#### Set problem
Repeat the full listing below verbatim and keep the images out.

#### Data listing

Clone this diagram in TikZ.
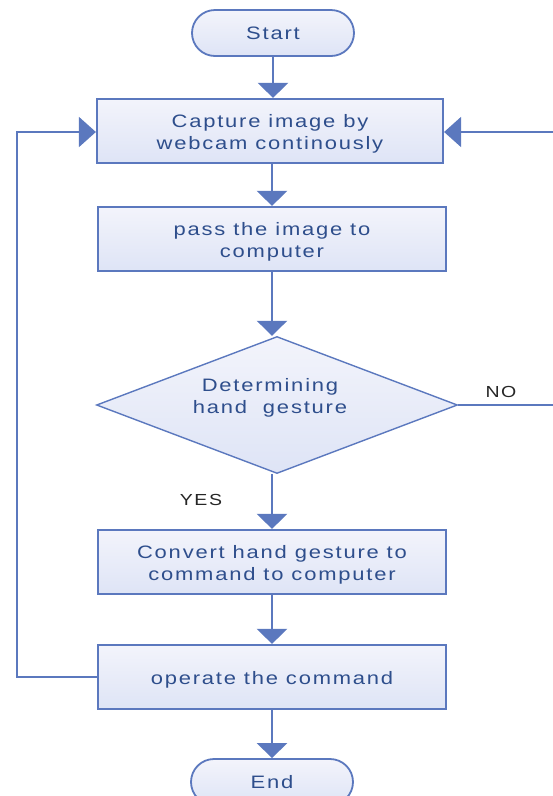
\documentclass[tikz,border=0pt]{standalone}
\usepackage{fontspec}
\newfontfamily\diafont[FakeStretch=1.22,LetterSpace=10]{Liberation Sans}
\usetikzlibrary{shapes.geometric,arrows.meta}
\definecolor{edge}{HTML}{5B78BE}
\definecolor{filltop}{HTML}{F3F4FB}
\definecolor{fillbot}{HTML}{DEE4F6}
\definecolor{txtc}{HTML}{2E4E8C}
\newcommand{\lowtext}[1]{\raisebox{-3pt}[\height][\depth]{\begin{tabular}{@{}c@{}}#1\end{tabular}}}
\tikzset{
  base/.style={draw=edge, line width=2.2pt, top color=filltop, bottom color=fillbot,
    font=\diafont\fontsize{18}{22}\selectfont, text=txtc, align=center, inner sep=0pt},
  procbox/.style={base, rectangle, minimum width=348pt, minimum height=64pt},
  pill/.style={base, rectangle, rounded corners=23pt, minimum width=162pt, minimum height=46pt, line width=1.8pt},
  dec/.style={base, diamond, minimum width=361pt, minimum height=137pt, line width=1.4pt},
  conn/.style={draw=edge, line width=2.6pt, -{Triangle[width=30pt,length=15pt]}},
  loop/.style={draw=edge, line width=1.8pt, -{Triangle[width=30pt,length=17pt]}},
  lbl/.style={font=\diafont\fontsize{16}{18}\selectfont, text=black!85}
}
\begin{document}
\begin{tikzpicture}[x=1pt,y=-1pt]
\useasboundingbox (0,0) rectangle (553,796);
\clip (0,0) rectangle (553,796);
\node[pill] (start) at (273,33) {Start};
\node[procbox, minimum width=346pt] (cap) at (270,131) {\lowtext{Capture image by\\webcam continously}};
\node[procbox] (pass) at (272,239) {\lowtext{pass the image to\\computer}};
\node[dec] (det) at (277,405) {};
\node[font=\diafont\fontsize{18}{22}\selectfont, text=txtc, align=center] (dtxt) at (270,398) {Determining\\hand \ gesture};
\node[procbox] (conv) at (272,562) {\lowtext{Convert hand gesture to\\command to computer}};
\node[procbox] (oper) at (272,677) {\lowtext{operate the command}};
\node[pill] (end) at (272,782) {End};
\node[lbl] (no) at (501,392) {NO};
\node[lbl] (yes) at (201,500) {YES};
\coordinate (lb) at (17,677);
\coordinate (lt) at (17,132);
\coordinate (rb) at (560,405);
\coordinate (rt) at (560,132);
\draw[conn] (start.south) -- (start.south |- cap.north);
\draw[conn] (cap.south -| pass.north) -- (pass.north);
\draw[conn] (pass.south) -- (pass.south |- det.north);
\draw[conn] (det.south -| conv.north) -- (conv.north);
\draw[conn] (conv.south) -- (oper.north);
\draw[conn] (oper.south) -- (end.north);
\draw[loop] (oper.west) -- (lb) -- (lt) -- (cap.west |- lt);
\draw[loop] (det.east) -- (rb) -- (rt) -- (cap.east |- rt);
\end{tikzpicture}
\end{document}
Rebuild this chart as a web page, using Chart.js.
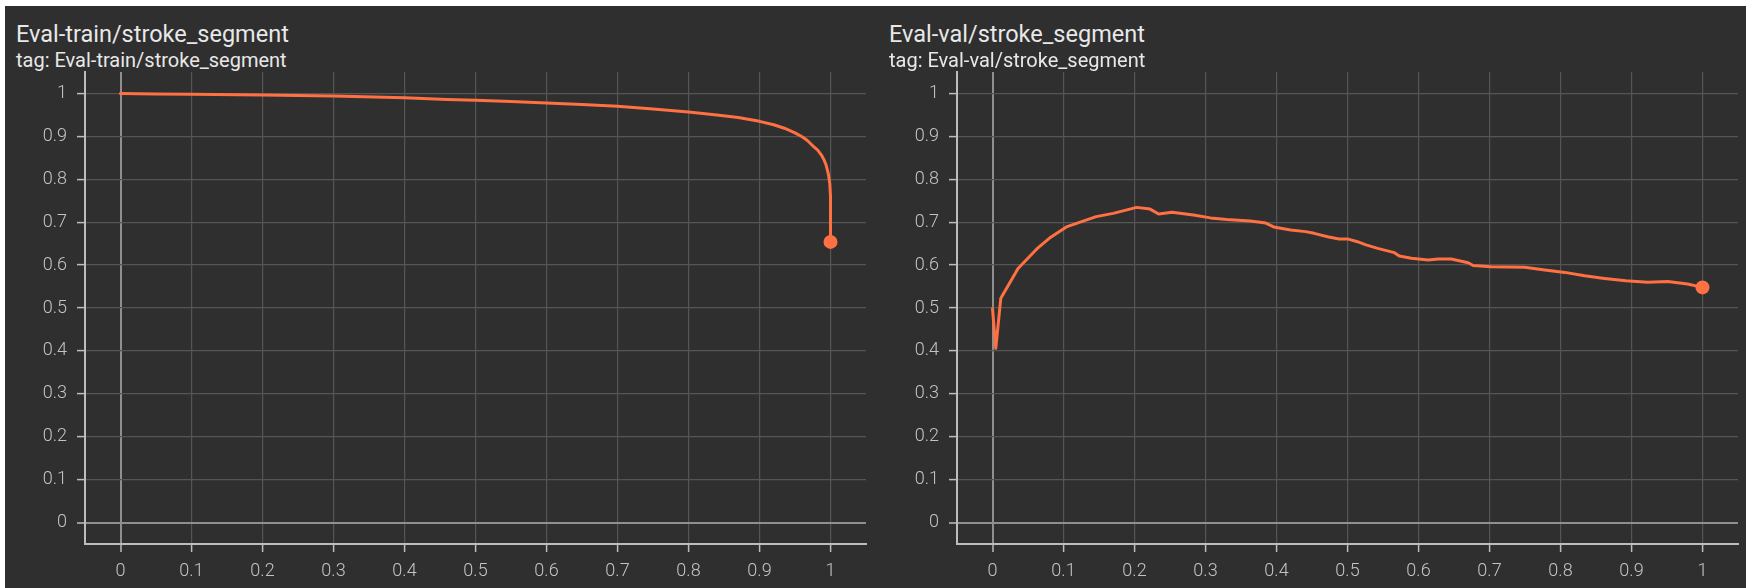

#### Answer to the exercise
Clone this diagram in TikZ.
\documentclass[tikz,border=0pt]{standalone}
\usepackage{fontspec}
\newfontfamily\diafont[FakeStretch=1.22,LetterSpace=10]{Liberation Sans}
\usetikzlibrary{shapes.geometric,arrows.meta}
\definecolor{edge}{HTML}{5B78BE}
\definecolor{filltop}{HTML}{F3F4FB}
\definecolor{fillbot}{HTML}{DEE4F6}
\definecolor{txtc}{HTML}{2E4E8C}
\newcommand{\lowtext}[1]{\raisebox{-3pt}[\height][\depth]{\begin{tabular}{@{}c@{}}#1\end{tabular}}}
\tikzset{
  base/.style={draw=edge, line width=2.2pt, top color=filltop, bottom color=fillbot,
    font=\diafont\fontsize{18}{22}\selectfont, text=txtc, align=center, inner sep=0pt},
  procbox/.style={base, rectangle, minimum width=348pt, minimum height=64pt},
  pill/.style={base, rectangle, rounded corners=23pt, minimum width=162pt, minimum height=46pt, line width=1.8pt},
  dec/.style={base, diamond, minimum width=361pt, minimum height=137pt, line width=1.4pt},
  conn/.style={draw=edge, line width=2.6pt, -{Triangle[width=30pt,length=15pt]}},
  loop/.style={draw=edge, line width=1.8pt, -{Triangle[width=30pt,length=17pt]}},
  lbl/.style={font=\diafont\fontsize{16}{18}\selectfont, text=black!85}
}
\begin{document}
\begin{tikzpicture}[x=1pt,y=-1pt]
\useasboundingbox (0,0) rectangle (553,796);
\clip (0,0) rectangle (553,796);
\node[pill] (start) at (273,33) {Start};
\node[procbox, minimum width=346pt] (cap) at (270,131) {\lowtext{Capture image by\\webcam continously}};
\node[procbox] (pass) at (272,239) {\lowtext{pass the image to\\computer}};
\node[dec] (det) at (277,405) {};
\node[font=\diafont\fontsize{18}{22}\selectfont, text=txtc, align=center] (dtxt) at (270,398) {Determining\\hand \ gesture};
\node[procbox] (conv) at (272,562) {\lowtext{Convert hand gesture to\\command to computer}};
\node[procbox] (oper) at (272,677) {\lowtext{operate the command}};
\node[pill] (end) at (272,782) {End};
\node[lbl] (no) at (501,392) {NO};
\node[lbl] (yes) at (201,500) {YES};
\coordinate (lb) at (17,677);
\coordinate (lt) at (17,132);
\coordinate (rb) at (560,405);
\coordinate (rt) at (560,132);
\draw[conn] (start.south) -- (start.south |- cap.north);
\draw[conn] (cap.south -| pass.north) -- (pass.north);
\draw[conn] (pass.south) -- (pass.south |- det.north);
\draw[conn] (det.south -| conv.north) -- (conv.north);
\draw[conn] (conv.south) -- (oper.north);
\draw[conn] (oper.south) -- (end.north);
\draw[loop] (oper.west) -- (lb) -- (lt) -- (cap.west |- lt);
\draw[loop] (det.east) -- (rb) -- (rt) -- (cap.east |- rt);
\end{tikzpicture}
\end{document}
Rebuild this chart as a web page, using Chart.js.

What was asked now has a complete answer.